Work trumps quirk in the restaurant
Ah, the foodservice industry: Where one’s background doesn’t mean much if the works gets handled smoothly and efficiently.
If your hobby is taking old appliances and turning them into killer robots, there is a place for you in the foodservice industry. Don’t send your resume to me, please—I’m not hiring and I already have my killer-robot guy—but the industry is broad, tolerant and inclusive, and can always find a use for a set of skills.
I was working in a failing restaurant once when my dishwasher called me into his cramped, unventilated little kingdom to discuss sanitizer. He was in his early 60s and had been, he claimed, a chemical engineer for Boeing in Seattle before depression forced him into early retirement. “So Jon,” he said, “read me the name of the chemical in that bucket of sanitizer hooked to the dish machine.”
“Sodium Hypochlorite.”
“Uh huh. Now read me the name of the chemical in this.” He held up a bottle of Hi-Lex.
“Sodium Hypochlorite.”
“Yup. Now you know and I know that this restaurant is going down the tubes. So, if you give me five bucks a week, I’ll make sure that bucket stays full and you won’t have to pay Ecolab $50 to refill it. When they ask why we don’t run out, I’ll tell them it’s been slow.”

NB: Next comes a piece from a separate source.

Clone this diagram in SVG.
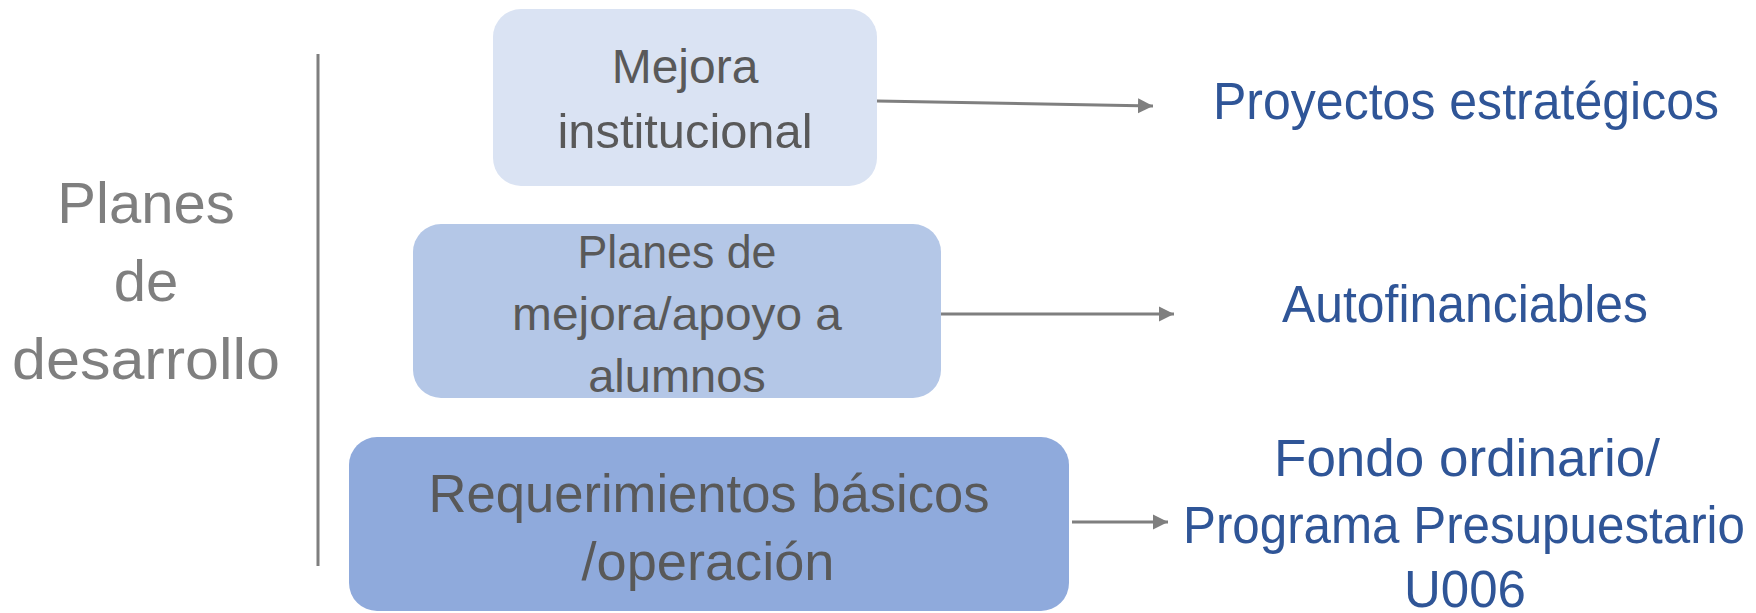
<svg xmlns="http://www.w3.org/2000/svg" width="1756" height="613" viewBox="0 0 1756 613">
<style>
.box-text{font-family:"Liberation Sans",Arial,sans-serif;fill:#595959;text-anchor:middle}
.blue{font-family:"Liberation Sans",Arial,sans-serif;fill:#2F5597;text-anchor:middle;font-size:51px}
.left{font-family:"Liberation Sans",Arial,sans-serif;fill:#7F7F7F;text-anchor:middle;font-size:58px}
.conn{stroke:#7F7F7F;stroke-width:3;fill:none}
</style>
<defs>
<marker id="arr" markerUnits="userSpaceOnUse" markerWidth="16" markerHeight="16" viewBox="0 0 16 16" refX="15" refY="8" orient="auto">
<path d="M0,0.5 L15,8 L0,15.5 Z" fill="#7F7F7F"/>
</marker>
</defs>
<rect width="1756" height="613" fill="#FFFFFF"/>
<g id="label-planes">
<text class="left" x="146" y="223">Planes</text>
<text class="left" x="146" y="301">de</text>
<text class="left" x="146" y="379" textLength="268" lengthAdjust="spacingAndGlyphs">desarrollo</text>
</g>
<g id="divider">
<line x1="318" y1="54" x2="318" y2="566" stroke="#7F7F7F" stroke-width="3"/>
</g>
<g id="node-mejora">
<rect x="493" y="9" width="384" height="177" rx="28" fill="#DAE3F3"/>
<text class="box-text" x="685" y="83" font-size="48">Mejora</text>
<text class="box-text" x="685" y="148" font-size="48" textLength="255" lengthAdjust="spacingAndGlyphs">institucional</text>
</g>
<g id="node-planes">
<rect x="413" y="224" width="528" height="174" rx="28" fill="#B4C7E7"/>
<text class="box-text" x="677" y="268" font-size="47" textLength="199" lengthAdjust="spacingAndGlyphs">Planes de</text>
<text class="box-text" x="677" y="330" font-size="47" textLength="330" lengthAdjust="spacingAndGlyphs">mejora/apoyo a</text>
<text class="box-text" x="677" y="392" font-size="47">alumnos</text>
</g>
<g id="node-requerimientos">
<rect x="349" y="437" width="720" height="174" rx="28" fill="#8FAADC"/>
<text class="box-text" x="709" y="512" font-size="53" textLength="561" lengthAdjust="spacingAndGlyphs">Requerimientos básicos</text>
<text class="box-text" x="708" y="580" font-size="53" textLength="253" lengthAdjust="spacingAndGlyphs">/operación</text>
</g>
<g id="target-proyectos">
<text class="blue" x="1466" y="119" textLength="506" lengthAdjust="spacingAndGlyphs">Proyectos estratégicos</text>
</g>
<g id="target-auto">
<text class="blue" x="1465" y="322" textLength="366" lengthAdjust="spacingAndGlyphs">Autofinanciables</text>
</g>
<g id="target-fondo">
<text class="blue" x="1467" y="476" textLength="386" lengthAdjust="spacingAndGlyphs">Fondo ordinario/</text>
<text class="blue" x="1464" y="543" textLength="562" lengthAdjust="spacingAndGlyphs">Programa Presupuestario</text>
<text class="blue" x="1465" y="607" font-size="50">U006</text>
</g>
<g id="connectors">
<line class="conn" x1="877" y1="101" x2="1153" y2="106" marker-end="url(#arr)"/>
<line class="conn" x1="941" y1="314" x2="1174" y2="314" marker-end="url(#arr)"/>
<line class="conn" x1="1072" y1="522" x2="1168" y2="522" marker-end="url(#arr)"/>
</g>
</svg>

I sighed. “Dean, there’s a little counter on the side that shows how many racks you push through. They know how much chemical gets used.”
He looked innocent. “But the counter doesn’t work anymore. I checked.” Then he smiled, and said, “If I thought we’d be in business any length of time, I’d be more subtle. My dad had a truck stop and he showed me how to take out the gear that turns the counter and file off every other tooth.”
I never quite knew what to make of this guy. He also claimed to have been a commando in Korea, and his war stories were entertaining and fascinating: Once on a reconnaissance north of the Yalu River, he went out to the latrine side of camp and was quietly squatting when a sniper put a bullet between his feet. He ran to his tent pulling his pants up and was grabbing his rifle when his sergeant asked him what the hell he thought he was doing. Gonna shoot that damn sniper, he replied. Great, said the sergeant. This guy is a real fine shot, and he’s been on us for days and just wants to have fun. Shoot him and they’ll replace him with someone like you who can’t take a joke, and where will you poop then?
What a mouth. There were a fair number of yarns like this, and they were all cohesive and believable, which makes an inveterate liar like me suspicious. He was, however, a hell of a worker and kept everyone smiling, and everyone knows that looking in the mouth makes your gift hoarse, or something.
And this is a thing I love about the business more than free beer (an endangered entitlement nowadays): the ability to tolerate all sorts of foibles in the name of competence. Another gent I worked with was the illiterate son of chronic alcoholic parents, and he could make any machine in the restaurant purr when he walked near it. He’d sit over the engine of a buffalo chopper with a tweezers and a toothpick, tell it soothing stories and make it happy to pulverize onions again (“You know, honey, it was a great day for me when I was thirteen and people first started using those U-shaped locks on their bikes. Instead of a bolt cutter, now all I had to carry was a hairpin.” Machine humor? I’ll never know). As a cook, he was just a bit more than decent; as a colleague, he was tremendous: good with people, kind to appliances. Another gent who clearly had a place.
It’s odd when you’re on the line and the schedule hasn’t been posted and you realize that you are hoping that the crazy Neanderthal jerk will be coming in at five and not your good buddy who is in the weeds with three tickets. We all have quirks, some minor, some extreme, but at eight o’clock on a Saturday night, only a couple of things get noticed. Afterwards we can worry about haberdashery and pedigree; within the walls of the restaurant, work trumps quirk in anyone’s judgement.